**WHAT TO PRODUCE**: From the listing below, select every line where the word "matplotlib" appears.

Collected data entries

--------------------------------------------------

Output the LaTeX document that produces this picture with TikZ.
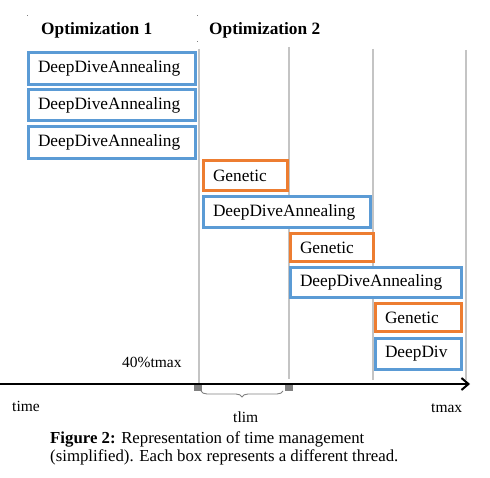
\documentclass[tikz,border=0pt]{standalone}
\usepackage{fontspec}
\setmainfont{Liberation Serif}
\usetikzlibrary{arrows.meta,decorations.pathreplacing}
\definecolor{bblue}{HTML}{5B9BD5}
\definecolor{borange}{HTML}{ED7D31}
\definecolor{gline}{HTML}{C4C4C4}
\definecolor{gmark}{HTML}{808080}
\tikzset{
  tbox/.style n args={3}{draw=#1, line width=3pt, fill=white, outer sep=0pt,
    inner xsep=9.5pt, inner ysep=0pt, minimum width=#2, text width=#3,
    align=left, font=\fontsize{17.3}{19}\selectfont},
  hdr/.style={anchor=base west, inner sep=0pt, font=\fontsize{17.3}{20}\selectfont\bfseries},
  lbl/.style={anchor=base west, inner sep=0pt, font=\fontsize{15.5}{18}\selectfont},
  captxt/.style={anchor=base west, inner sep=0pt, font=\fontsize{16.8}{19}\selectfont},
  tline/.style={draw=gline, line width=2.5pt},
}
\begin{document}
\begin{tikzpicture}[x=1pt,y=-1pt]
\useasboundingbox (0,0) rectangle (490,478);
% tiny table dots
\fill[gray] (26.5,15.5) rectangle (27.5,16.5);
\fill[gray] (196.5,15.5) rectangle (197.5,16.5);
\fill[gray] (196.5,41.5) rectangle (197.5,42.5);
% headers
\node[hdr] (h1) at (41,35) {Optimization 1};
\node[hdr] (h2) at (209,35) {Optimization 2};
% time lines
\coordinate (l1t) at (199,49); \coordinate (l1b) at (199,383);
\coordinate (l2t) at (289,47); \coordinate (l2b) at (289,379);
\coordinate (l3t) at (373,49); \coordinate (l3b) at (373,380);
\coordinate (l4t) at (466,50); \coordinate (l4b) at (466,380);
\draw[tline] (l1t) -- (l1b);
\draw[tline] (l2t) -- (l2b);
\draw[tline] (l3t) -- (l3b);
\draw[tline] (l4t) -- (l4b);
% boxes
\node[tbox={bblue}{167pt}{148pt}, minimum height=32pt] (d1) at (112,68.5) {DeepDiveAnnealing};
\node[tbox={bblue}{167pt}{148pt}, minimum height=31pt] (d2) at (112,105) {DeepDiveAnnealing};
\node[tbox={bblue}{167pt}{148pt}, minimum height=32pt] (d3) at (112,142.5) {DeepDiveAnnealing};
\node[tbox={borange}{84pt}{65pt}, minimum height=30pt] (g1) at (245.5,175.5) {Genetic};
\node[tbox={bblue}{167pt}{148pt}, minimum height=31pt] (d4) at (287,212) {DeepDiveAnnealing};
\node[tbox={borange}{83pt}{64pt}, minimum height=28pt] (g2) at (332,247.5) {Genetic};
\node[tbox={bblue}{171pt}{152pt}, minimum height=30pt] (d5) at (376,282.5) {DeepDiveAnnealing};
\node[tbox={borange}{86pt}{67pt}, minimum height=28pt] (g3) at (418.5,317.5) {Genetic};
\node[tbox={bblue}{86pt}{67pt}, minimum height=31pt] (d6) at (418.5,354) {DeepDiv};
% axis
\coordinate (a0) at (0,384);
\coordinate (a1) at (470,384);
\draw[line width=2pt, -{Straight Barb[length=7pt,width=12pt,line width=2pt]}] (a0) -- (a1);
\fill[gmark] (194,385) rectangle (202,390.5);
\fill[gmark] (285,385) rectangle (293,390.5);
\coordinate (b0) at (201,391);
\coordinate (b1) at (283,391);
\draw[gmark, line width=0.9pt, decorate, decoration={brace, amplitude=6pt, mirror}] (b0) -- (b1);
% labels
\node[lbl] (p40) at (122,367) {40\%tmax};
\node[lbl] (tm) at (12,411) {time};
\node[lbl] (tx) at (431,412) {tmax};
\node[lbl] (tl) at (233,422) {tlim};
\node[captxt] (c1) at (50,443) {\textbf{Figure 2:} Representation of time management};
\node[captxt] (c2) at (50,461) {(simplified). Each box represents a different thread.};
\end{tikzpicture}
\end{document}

--------------------------------------------------

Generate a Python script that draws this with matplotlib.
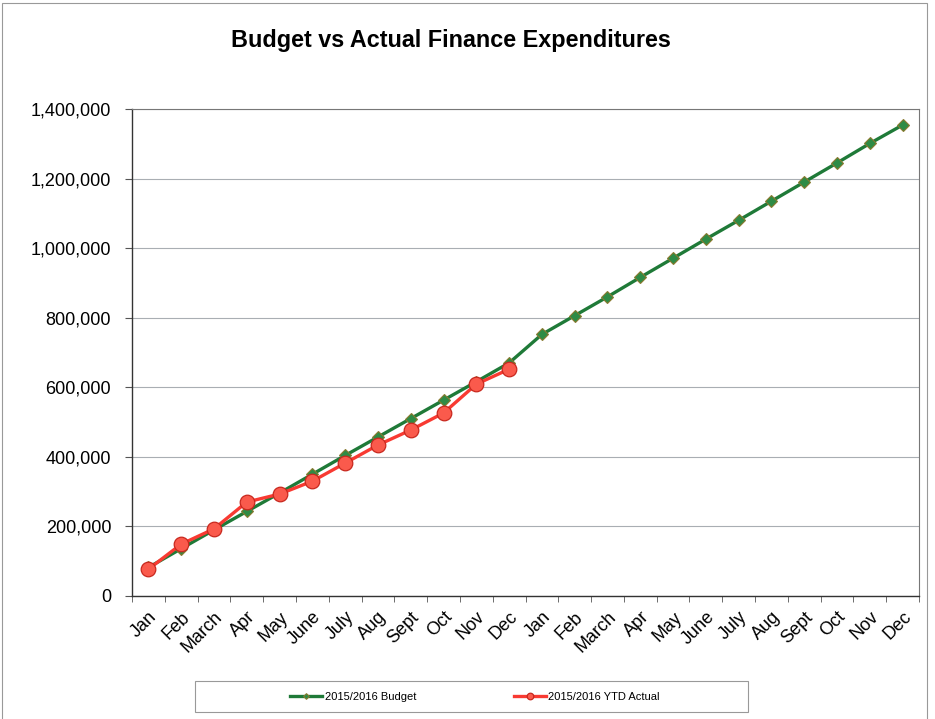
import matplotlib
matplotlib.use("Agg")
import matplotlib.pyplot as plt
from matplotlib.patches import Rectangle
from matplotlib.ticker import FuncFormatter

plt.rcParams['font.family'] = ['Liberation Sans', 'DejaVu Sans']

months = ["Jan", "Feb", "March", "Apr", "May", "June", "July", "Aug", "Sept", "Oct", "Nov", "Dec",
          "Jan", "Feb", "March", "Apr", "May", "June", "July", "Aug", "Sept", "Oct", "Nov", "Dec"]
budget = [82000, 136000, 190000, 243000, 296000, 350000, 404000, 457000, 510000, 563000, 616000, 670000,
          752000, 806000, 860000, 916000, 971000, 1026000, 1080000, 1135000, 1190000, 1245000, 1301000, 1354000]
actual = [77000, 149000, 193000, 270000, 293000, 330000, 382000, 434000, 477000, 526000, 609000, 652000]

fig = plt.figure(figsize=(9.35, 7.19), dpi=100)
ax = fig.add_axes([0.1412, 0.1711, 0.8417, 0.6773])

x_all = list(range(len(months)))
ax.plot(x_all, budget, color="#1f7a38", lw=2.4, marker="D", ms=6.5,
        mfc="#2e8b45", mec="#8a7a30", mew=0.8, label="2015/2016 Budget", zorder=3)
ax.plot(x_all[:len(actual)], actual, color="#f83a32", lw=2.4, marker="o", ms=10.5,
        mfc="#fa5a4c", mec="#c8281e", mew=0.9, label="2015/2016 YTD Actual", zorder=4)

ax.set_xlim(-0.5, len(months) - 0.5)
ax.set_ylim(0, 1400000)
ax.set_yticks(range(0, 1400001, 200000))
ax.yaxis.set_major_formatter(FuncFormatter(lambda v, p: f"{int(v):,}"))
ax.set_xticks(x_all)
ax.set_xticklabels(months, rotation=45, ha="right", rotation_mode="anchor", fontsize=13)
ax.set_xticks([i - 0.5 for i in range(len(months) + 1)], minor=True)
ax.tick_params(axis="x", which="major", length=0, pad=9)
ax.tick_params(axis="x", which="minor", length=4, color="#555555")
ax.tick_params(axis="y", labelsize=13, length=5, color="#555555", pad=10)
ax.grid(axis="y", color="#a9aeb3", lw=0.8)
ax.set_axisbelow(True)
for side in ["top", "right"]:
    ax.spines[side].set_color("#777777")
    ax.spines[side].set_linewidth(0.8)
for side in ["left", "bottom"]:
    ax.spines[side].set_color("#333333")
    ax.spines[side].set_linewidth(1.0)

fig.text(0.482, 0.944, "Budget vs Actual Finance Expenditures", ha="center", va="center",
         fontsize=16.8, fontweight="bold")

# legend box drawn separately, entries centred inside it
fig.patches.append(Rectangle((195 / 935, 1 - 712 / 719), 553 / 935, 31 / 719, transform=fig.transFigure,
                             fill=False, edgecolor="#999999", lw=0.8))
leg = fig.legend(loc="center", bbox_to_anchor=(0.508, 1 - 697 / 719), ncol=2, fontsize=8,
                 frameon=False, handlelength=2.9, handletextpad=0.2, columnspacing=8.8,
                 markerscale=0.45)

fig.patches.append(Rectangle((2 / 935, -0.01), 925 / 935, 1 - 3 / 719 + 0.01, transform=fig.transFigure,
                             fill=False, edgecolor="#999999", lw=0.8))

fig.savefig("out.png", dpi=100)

--------------------------------------------------

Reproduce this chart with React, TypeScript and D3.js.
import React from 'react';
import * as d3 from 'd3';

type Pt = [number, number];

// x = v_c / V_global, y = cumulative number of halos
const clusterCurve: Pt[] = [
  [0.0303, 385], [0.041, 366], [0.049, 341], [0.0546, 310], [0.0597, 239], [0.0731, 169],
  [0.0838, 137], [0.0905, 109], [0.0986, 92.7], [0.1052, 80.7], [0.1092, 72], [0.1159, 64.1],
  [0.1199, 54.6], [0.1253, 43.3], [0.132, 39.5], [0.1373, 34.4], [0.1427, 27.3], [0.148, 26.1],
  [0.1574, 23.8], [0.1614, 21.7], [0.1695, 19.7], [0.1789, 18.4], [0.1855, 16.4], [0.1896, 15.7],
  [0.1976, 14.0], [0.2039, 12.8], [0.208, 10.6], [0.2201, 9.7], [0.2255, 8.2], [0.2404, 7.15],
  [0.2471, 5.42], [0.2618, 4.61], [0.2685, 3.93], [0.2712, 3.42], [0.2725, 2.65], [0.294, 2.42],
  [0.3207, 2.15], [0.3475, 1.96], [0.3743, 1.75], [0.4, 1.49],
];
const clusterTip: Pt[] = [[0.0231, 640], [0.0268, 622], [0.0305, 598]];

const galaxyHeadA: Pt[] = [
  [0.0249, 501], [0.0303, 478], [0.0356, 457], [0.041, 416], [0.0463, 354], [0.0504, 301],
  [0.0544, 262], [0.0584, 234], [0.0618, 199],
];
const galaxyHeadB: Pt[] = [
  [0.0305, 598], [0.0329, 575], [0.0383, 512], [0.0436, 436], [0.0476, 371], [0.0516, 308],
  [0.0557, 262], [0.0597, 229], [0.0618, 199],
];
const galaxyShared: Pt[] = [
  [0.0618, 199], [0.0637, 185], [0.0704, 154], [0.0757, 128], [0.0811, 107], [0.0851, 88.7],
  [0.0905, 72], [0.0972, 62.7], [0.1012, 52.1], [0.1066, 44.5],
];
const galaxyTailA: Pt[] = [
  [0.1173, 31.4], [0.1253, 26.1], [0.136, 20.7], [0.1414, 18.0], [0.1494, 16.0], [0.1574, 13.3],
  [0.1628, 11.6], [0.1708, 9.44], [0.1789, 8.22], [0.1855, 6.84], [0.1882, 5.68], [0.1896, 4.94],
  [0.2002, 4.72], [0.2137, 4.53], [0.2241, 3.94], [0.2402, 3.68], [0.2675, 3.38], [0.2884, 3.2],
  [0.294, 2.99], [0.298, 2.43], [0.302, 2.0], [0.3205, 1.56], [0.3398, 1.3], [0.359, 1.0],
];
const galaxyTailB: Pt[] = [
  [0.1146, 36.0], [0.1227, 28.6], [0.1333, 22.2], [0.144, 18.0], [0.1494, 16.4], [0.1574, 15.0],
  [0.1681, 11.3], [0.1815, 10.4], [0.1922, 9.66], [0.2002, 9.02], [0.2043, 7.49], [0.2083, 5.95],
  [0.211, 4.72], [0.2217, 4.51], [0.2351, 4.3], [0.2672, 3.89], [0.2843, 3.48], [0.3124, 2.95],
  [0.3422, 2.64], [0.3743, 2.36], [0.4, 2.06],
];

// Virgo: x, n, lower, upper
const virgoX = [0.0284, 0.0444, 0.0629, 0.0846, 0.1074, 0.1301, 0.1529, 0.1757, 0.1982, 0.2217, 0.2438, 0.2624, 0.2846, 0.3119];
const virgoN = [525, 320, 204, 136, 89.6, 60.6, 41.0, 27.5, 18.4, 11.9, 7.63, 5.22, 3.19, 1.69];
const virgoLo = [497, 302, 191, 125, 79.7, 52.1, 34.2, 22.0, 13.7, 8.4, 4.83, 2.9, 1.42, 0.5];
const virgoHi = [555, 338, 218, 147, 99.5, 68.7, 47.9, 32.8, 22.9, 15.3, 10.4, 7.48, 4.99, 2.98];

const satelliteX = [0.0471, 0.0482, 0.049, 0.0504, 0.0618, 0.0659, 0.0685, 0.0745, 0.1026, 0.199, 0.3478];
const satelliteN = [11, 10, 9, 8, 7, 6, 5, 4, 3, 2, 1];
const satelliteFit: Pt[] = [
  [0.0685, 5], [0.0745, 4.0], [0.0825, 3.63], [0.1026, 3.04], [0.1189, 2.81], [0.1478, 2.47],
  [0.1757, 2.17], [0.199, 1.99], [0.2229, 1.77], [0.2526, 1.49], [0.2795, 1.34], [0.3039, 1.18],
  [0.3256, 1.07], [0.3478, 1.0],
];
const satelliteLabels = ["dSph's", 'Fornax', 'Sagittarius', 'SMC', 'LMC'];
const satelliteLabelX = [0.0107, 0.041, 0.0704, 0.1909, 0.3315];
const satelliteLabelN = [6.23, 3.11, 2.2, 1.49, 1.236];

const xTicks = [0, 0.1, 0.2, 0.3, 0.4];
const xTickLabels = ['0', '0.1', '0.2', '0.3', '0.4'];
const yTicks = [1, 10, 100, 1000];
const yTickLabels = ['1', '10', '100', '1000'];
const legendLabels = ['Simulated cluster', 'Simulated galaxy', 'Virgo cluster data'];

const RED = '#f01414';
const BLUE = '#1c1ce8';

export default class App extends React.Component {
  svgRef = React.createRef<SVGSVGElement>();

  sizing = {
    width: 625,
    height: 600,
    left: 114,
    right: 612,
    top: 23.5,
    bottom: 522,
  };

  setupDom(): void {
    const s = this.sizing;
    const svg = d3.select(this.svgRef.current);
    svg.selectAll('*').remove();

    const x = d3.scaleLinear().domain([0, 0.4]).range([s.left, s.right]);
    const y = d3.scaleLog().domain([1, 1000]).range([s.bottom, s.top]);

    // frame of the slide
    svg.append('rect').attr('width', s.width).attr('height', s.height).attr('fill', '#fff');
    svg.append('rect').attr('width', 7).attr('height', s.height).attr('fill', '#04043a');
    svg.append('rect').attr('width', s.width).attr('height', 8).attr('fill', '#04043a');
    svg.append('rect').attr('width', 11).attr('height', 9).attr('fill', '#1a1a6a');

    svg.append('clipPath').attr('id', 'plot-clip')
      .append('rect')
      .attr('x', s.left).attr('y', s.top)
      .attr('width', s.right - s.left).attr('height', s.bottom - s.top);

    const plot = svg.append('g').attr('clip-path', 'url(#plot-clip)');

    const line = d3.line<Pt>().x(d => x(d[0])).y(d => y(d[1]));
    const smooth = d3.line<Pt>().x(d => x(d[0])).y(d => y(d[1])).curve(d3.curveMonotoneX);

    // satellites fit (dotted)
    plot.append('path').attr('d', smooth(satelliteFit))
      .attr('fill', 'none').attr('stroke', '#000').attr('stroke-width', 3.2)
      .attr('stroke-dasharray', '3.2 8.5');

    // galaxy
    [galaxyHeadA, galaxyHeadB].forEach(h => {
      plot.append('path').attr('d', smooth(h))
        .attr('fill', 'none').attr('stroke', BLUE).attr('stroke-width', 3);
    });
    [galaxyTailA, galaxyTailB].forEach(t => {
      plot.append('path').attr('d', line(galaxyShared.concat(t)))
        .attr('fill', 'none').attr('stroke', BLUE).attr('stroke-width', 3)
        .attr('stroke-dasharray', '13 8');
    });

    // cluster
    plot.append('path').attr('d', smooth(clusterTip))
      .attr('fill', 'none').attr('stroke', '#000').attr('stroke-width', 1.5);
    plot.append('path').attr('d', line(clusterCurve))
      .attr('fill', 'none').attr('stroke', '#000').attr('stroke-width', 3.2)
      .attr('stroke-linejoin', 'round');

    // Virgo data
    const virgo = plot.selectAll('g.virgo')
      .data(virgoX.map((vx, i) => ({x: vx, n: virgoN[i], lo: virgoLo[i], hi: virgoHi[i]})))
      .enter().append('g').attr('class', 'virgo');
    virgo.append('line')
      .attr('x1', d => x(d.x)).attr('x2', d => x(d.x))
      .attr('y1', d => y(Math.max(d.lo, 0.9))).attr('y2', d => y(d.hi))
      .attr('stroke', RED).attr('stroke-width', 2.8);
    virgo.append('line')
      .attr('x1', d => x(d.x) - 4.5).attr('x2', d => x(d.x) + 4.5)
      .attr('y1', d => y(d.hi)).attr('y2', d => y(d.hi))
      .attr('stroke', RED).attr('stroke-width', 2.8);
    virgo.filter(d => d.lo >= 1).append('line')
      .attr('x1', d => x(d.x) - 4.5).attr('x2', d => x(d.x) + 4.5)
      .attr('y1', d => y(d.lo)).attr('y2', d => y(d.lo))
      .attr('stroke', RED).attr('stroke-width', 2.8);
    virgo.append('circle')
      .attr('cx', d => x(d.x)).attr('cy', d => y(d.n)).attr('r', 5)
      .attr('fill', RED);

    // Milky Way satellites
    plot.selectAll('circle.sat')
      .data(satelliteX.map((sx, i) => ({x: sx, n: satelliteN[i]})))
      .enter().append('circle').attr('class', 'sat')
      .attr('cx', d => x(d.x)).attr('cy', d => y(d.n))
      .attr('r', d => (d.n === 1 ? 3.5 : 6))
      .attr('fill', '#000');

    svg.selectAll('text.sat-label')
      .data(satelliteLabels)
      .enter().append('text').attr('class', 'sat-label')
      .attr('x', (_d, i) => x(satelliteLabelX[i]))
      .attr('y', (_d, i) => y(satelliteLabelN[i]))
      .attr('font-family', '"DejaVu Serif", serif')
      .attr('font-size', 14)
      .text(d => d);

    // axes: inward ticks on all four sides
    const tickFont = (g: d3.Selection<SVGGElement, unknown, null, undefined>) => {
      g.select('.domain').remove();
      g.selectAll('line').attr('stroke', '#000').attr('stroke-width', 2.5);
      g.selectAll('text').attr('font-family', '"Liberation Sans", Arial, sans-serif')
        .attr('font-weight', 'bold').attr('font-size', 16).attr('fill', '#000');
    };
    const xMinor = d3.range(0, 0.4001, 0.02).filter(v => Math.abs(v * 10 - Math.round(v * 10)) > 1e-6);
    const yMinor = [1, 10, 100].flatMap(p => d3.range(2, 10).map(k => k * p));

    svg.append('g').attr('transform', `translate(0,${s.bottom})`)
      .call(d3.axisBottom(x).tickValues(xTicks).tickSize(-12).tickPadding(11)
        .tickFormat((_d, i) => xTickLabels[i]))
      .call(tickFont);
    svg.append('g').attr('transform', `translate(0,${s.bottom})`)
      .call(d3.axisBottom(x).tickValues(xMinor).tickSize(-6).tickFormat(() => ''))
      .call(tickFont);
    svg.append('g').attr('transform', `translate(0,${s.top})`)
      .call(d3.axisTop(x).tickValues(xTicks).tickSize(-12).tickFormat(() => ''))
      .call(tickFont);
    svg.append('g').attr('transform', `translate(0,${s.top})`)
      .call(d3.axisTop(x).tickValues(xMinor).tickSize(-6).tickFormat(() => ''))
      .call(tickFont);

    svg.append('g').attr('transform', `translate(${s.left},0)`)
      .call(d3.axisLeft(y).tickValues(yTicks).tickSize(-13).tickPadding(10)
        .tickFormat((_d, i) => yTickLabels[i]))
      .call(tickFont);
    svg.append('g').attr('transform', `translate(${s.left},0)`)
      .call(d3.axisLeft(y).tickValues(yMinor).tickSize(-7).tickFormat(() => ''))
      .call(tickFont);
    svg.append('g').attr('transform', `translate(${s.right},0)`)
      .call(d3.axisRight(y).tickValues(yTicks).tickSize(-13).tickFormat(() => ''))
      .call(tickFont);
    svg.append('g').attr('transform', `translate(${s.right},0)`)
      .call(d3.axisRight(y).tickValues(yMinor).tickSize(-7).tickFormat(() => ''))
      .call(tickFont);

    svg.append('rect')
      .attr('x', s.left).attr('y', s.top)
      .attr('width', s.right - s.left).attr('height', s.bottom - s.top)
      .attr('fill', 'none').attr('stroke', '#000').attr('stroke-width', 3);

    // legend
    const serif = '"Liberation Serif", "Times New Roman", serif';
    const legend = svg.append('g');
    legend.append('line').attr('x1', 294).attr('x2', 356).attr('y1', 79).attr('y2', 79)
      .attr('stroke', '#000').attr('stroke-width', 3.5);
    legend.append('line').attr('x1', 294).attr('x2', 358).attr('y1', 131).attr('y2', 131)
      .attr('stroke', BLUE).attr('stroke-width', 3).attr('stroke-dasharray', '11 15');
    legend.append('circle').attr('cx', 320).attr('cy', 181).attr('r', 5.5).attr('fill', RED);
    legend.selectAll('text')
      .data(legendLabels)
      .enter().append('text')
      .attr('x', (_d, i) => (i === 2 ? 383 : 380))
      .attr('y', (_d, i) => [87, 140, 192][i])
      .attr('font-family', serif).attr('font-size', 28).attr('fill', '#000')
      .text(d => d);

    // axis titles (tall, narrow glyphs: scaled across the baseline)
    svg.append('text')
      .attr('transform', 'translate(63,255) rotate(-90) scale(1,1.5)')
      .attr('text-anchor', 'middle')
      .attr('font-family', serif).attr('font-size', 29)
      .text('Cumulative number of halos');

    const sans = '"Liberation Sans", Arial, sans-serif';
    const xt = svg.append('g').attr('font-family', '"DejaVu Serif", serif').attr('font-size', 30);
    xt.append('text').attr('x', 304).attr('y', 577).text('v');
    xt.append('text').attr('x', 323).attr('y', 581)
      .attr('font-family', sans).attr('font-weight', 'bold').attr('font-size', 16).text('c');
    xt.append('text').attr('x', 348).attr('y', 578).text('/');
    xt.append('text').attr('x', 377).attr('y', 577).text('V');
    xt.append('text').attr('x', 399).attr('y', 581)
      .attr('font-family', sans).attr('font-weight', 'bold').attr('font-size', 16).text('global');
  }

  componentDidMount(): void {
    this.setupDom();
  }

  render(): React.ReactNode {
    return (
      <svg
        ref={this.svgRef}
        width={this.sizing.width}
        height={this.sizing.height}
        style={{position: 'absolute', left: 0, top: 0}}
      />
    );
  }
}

--------------------------------------------------

**EXERCISE ANSWER**:
Generate a Python script that draws this with matplotlib.
import matplotlib
matplotlib.use("Agg")
import matplotlib.pyplot as plt
from matplotlib.patches import Rectangle
from matplotlib.ticker import FuncFormatter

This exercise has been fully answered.